Blair Nicholas and Jerry Silk Featured in The New York Times' Coverage of Significant Subprime Ruling in Countrywide Litigation
May 15, 2008
As part of The New York Times’ ongoing coverage of the subprime mortgage meltdown, BLB&G partners Blair Nicholas and Jerry Silk are quoted extensively in “Judge Says Countrywide Officers Must Face Suit by Shareholders.”
Mr. Nicholas and Mr. Silk represent the Arkansas Teacher Retirement System, Fire & Police Pension Association of Colorado, Louisiana Municipal Police Employees Retirement System, Central Laborers Pension Fund, and the Mississippi Public Employees Retirement System in the shareholder derivative action against Countrywide Financial Corporation.
The suit names 14 current and former directors and officials as defendants in the case. The complaint alleges that Countrywide's CEO, Angelo Mozilo, and other individuals were guilty of misconduct, lack of good faith and lack of oversight of Countrywide's lending practices, financial reporting, and internal controls. In addition, the action alleges the improper sale of over $848 million of Countrywide stock at inflated prices while in possession of material inside information.
In a significant ruling issued by the Federal District Court in Los Angeles rejecting the Defendants’ Motions to Dismiss the action, the Honorable Mariana R. Pfaelzer wrote, “it defies reason, given the entirety of the allegations…that these committee members could be blind to widespread deviations from the underwriting policies and standards being committed by employees at all levels. At the same time, it does not appear that the committees took corrective action.”

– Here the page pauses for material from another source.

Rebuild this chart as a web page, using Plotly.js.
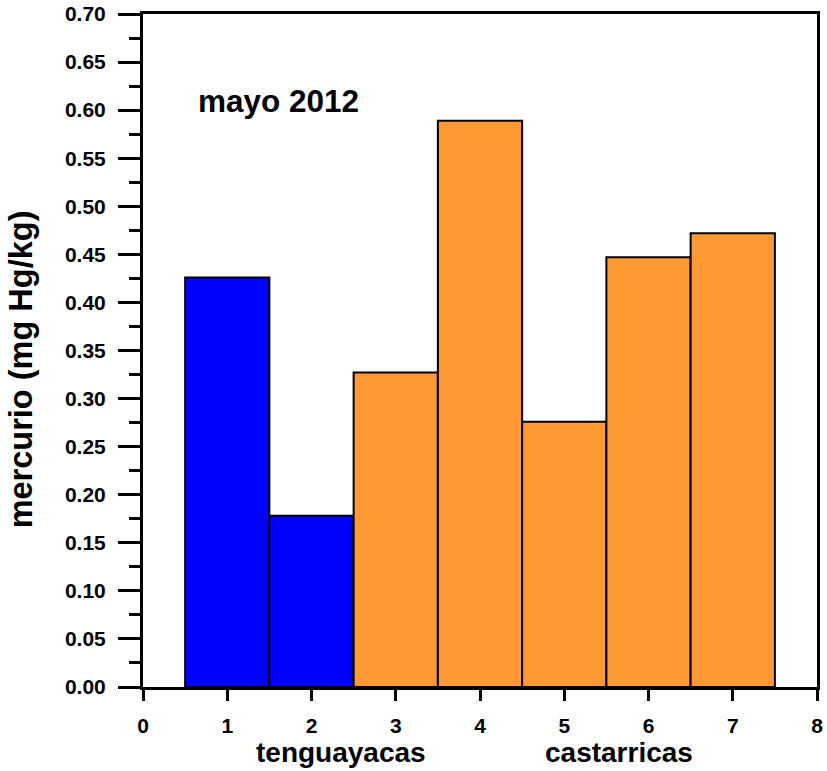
<!DOCTYPE html>
<html>
<head>
<meta charset="utf-8">
<script src="https://cdn.plot.ly/plotly-3.0.1.min.js"></script>
<style>html,body{margin:0;padding:0;background:#fff;}#chart{width:827px;height:771px;}</style>
</head>
<body>
<div id="chart"></div>
<script>
const positions = [1, 2, 3, 4, 5, 6, 7];
const mercurio = [0.426, 0.178, 0.327, 0.589, 0.276, 0.447, 0.472];
const barColors = ['#0000FF', '#0000FF', '#FF9933', '#FF9933', '#FF9933', '#FF9933', '#FF9933'];
const groupLabels = ['tenguayacas', 'castarricas'];
const groupLabelX = [2.35, 5.65];
const chartTitle = 'mayo 2012';
const yTitle = 'mercurio (mg Hg/kg)';

const font = 'Liberation Sans, Arial, sans-serif';

const trace = {
  type: 'bar',
  x: positions,
  y: mercurio,
  width: 1,
  marker: { color: barColors, line: { color: '#000', width: 2 } },
  hoverinfo: 'x+y'
};

const annotations = [
  { text: '<b>' + chartTitle + '</b>', xref: 'paper', yref: 'paper', x: 0.078, y: 0.871,
    xanchor: 'left', yanchor: 'middle', showarrow: false, font: { family: font, size: 31.5, color: '#000' } },
  { text: '<b>' + yTitle + '</b>', xref: 'paper', yref: 'paper', x: -0.181, y: 0.472, textangle: -90,
    xanchor: 'center', yanchor: 'middle', showarrow: false, font: { family: font, size: 32.5, color: '#000' } }
];
groupLabels.forEach((t, i) => annotations.push({
  text: '<b>' + t + '</b>', xref: 'x', yref: 'paper', x: groupLabelX[i], y: -0.097,
  xanchor: 'center', yanchor: 'middle', showarrow: false, font: { family: font, size: 28, color: '#000' }
}));

const layout = {
  width: 827, height: 771,
  margin: { l: 143, r: 10, t: 14, b: 84 },
  paper_bgcolor: '#fff', plot_bgcolor: '#fff',
  showlegend: false,
  font: { family: font, color: '#000' },
  xaxis: {
    range: [0, 8], dtick: 1, tick0: 0, showgrid: false, zeroline: false,
    showline: true, linecolor: '#000', linewidth: 3, mirror: true,
    ticks: 'outside', ticklen: 11, tickwidth: 3, tickcolor: '#000',
    ticklabelstandoff: 7,
    tickfont: { family: font, size: 21, color: '#000', weight: 'bold' }
  },
  yaxis: {
    range: [0, 0.7], dtick: 0.05, tick0: 0, tickformat: '.2f', showgrid: false, zeroline: false,
    showline: true, linecolor: '#000', linewidth: 3, mirror: true,
    ticks: 'outside', ticklen: 22, tickwidth: 3, tickcolor: '#000',
    ticklabelstandoff: 8,
    minor: { dtick: 0.025, ticks: 'outside', ticklen: 11, tickwidth: 3, tickcolor: '#000', showgrid: false },
    tickfont: { family: font, size: 21, color: '#000', weight: 'bold' }
  },
  annotations: annotations
};

Plotly.newPlot('chart', [trace], layout, { displayModeBar: false, staticPlot: true });
</script>
</body>
</html>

In his commentary about the ruling, Mr. Blair explained, “Hundreds of mortgage companies have failed in the last year or so, but few executives or directors have taken responsibility. That makes the ruling significant. It is a critical step enabling Countrywide and its shareholders to hold accountable the officers and directors who looted the company and were responsible for its devastating collapse.”
In addressing the market landscape generally, Mr. Silk also added, “Corporate fiduciaries cannot expect to evade liability by blaming a general market downturn when there is specific and systematic misconduct taking place right beneath their noses.”